Given two sets of points $S1$ and $S2$
- Compute the Voronoi diagram of $S$ = $S1 \cup S2$.
- From the dual of the Voronoi diagram, obtain the Gabriel graph of $S$.
- From among the edges of the Gabriel graph, determine the set of pairs of points such that one is from $S1$ and the other from $S2$.
- Compute the distance between all pairs of points in Step 3.
- Determine the minimum of the distances computed in Step 4.
This works well, but only gives me the minimum point distance; it has no notion of a polygon with a closed ring, which may have a vertex-edge distance which is closer than vertex-vertex.

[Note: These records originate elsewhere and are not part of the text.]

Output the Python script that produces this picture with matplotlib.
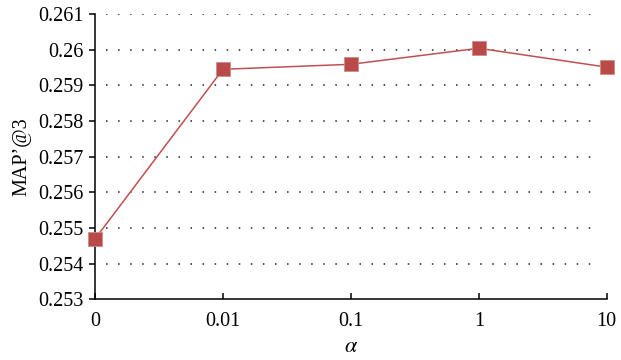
import matplotlib
matplotlib.use("Agg")
import matplotlib.pyplot as plt

alpha_labels = ["0", "0.01", "0.1", "1", "10"]
map3 = [0.25469, 0.25945, 0.25959, 0.26004, 0.25951]
y_ticks = [0.253, 0.254, 0.255, 0.256, 0.257, 0.258, 0.259, 0.26, 0.261]
y_tick_labels = ["0.253", "0.254", "0.255", "0.256", "0.257", "0.258", "0.259", "0.26", "0.261"]

plt.rcParams["font.family"] = ["Liberation Serif", "DejaVu Serif"]
plt.rcParams["mathtext.fontset"] = "stix"

fig = plt.figure(figsize=(6.21, 3.6), dpi=100)
ax = fig.add_axes([0.153, 0.169, 0.824, 0.792])

x = list(range(len(alpha_labels)))

# dotted horizontal guides
ax.hlines(y_ticks[1:], 0.085, 3.95, colors="#222222", linewidth=1.1,
          linestyles=[(0, (1, 6.9))], zorder=1)

ax.plot(x, map3, color="#C0504D", linewidth=1.1, marker="s", markersize=9.8,
        markerfacecolor="#B84A47", markeredgecolor="#D08A88", markeredgewidth=0.6,
        zorder=3, clip_on=False)

ax.set_xlim(0, 4)
ax.set_ylim(0.253, 0.261)
ax.set_xticks(x)
ax.set_xticklabels(alpha_labels)
ax.set_yticks(y_ticks)
ax.set_yticklabels(y_tick_labels)

for s in ["top", "right"]:
    ax.spines[s].set_visible(False)
for s in ["left", "bottom"]:
    ax.spines[s].set_linewidth(1.1)
    ax.spines[s].set_color("black")

ax.tick_params(axis="x", direction="in", length=4, width=1.1, labelsize=14.5, pad=9)
ax.tick_params(axis="y", direction="out", length=4, width=1.1, labelsize=14.5, pad=4)

ax.set_xlabel(r"$\alpha$", fontsize=16, labelpad=5)
ax.set_ylabel("MAP\u2019@3", fontsize=14.5, labelpad=5)

fig.savefig("out.png", dpi=100)
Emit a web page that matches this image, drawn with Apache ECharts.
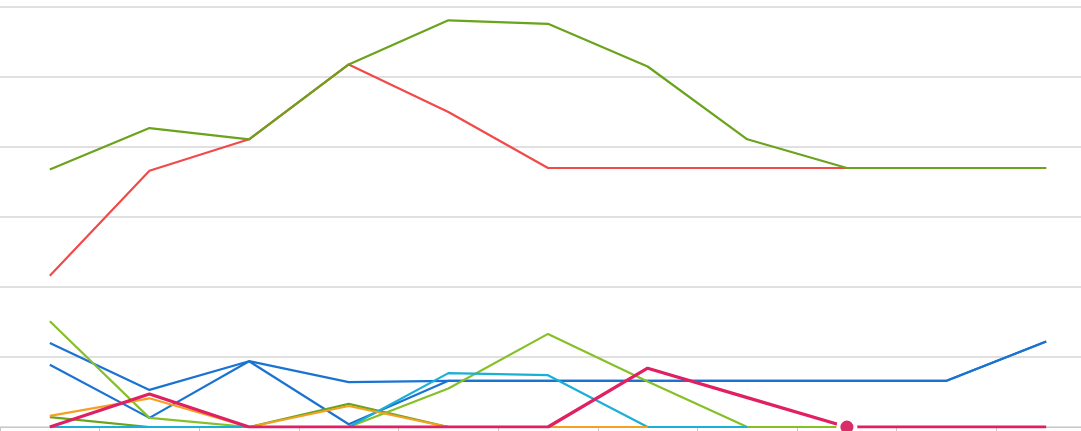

What I'm wondering is whether the point pair (p1, p2) obtained using the algorithm is always involved in the minimum distance. E.g. either p1 is the vertex and p2 is one of the vertices in the closest edge, or vice versa.
Example of two polygons:
In the above polygons, the minimum distance is between the vertex at the point of the right polygon, and the upper diagonal edge of the left polygon. The algorithm returns the vertex of the right polygon, and the left vertex of the edge of the left polygon.
However, I don't know whether this is always the case for disjoint non-convex polygons.

This paper by Nancy Amato is on parallel algorithms, but it cites the sequential algorithms that achieve $O(n \log n)$ time using Voronoi diagrams.
If speed is important to you, and you don't want to go the full Voronoi-route, then you might use an R-tree to reduce the search space for the brute-force quadratic algorithm.